I stepped outside of traditional systems because I wanted to build something different.
Something relational.
Something human.
Something rooted in community, interdependence, and the belief that disabled people deserve access, autonomy, and meaningful participation in their own lives and communities.
And that is exactly why pursuing training through I-ASC feels so important to me.
Because this is also what happens when systems become gatekeepers of access.
Too often, innovative or alternative approaches are immediately dismissed with phrases like “not evidence-based” or “not research-supported” — while families are simultaneously being failed by the very systems claiming to protect them.
Organizations and governing bodies get to decide what communication is considered valid.
What methods are acceptable.
Who gets access.
Who gets believed.
Who gets a voice.
And historically, disabled people themselves have too often been excluded from those conversations.

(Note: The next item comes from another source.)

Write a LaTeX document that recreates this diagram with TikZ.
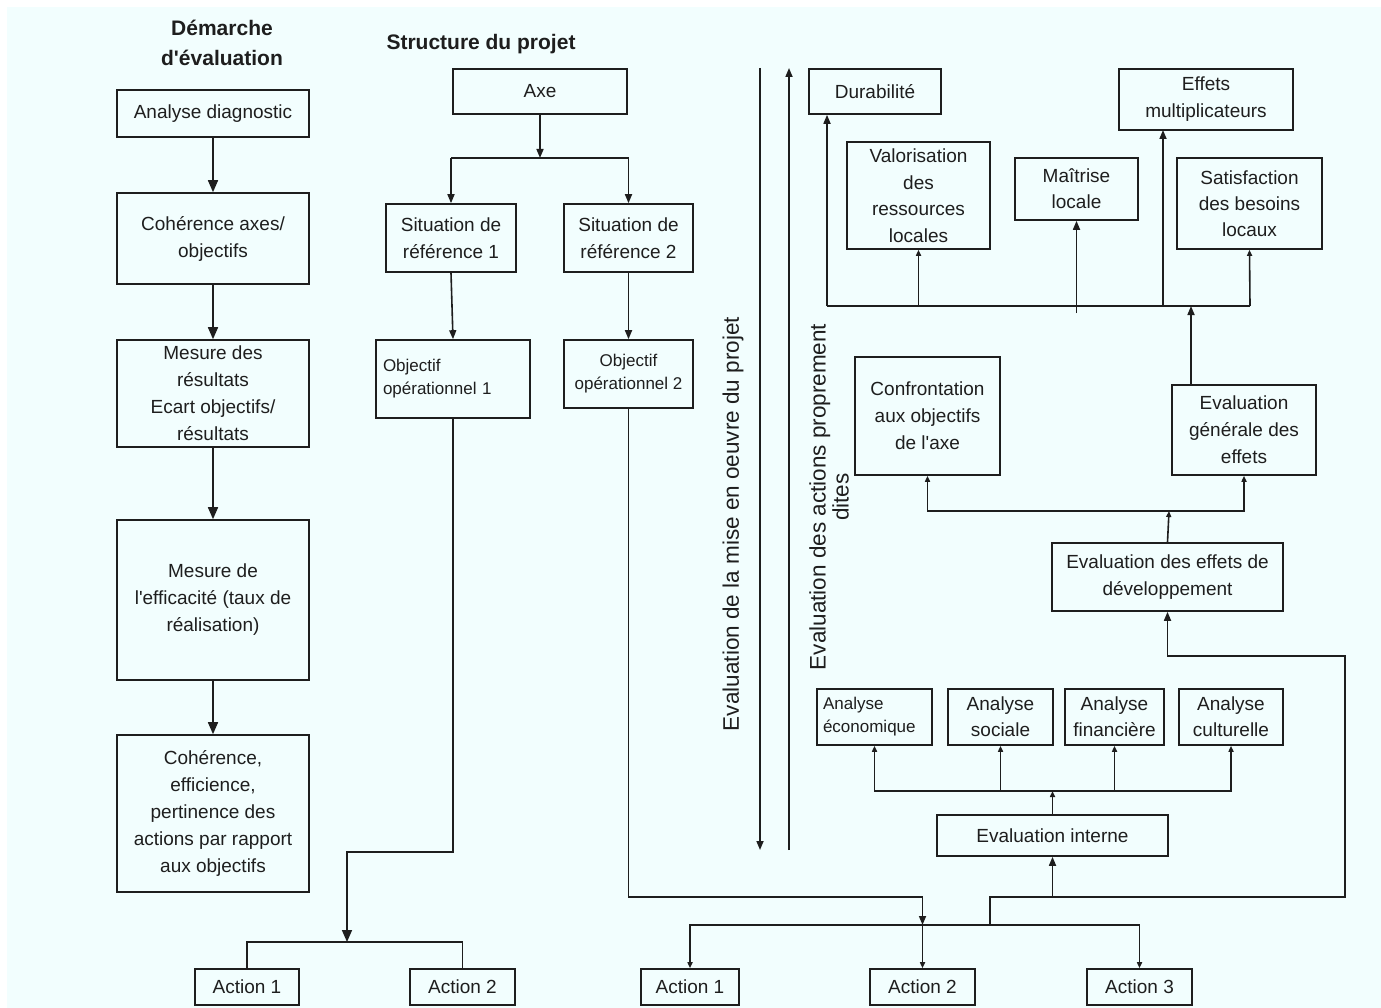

That should concern all of us.
Especially when so many nonspeaking and unreliably speaking people are telling us — clearly and consistently — that they have thoughts, intelligence, preferences, autonomy, and rich inner lives that the world has underestimated.
I have watched verbal speech become the goal when the real goal should be effective communication in whatever form makes sense for the individual.
Because the truth is — all of us are multimodal communicators.
We gesture.
We point.
We text.
We write.
We use AAC, visuals, body language, movement, tone, and technology every single day.
We do not pathologize that in people without disabilities.
But when disabled people communicate differently, suddenly it becomes controversial instead of simply being another way to access connection, autonomy, and participation.
For me, this work has never been about compliance, normalization, or making people appear less disabled.
It has always been about access.
Access to communication.
Access to relationships.
Access to community.
Access to self-determination.
Access to rooms and conversations people were too often excluded from before.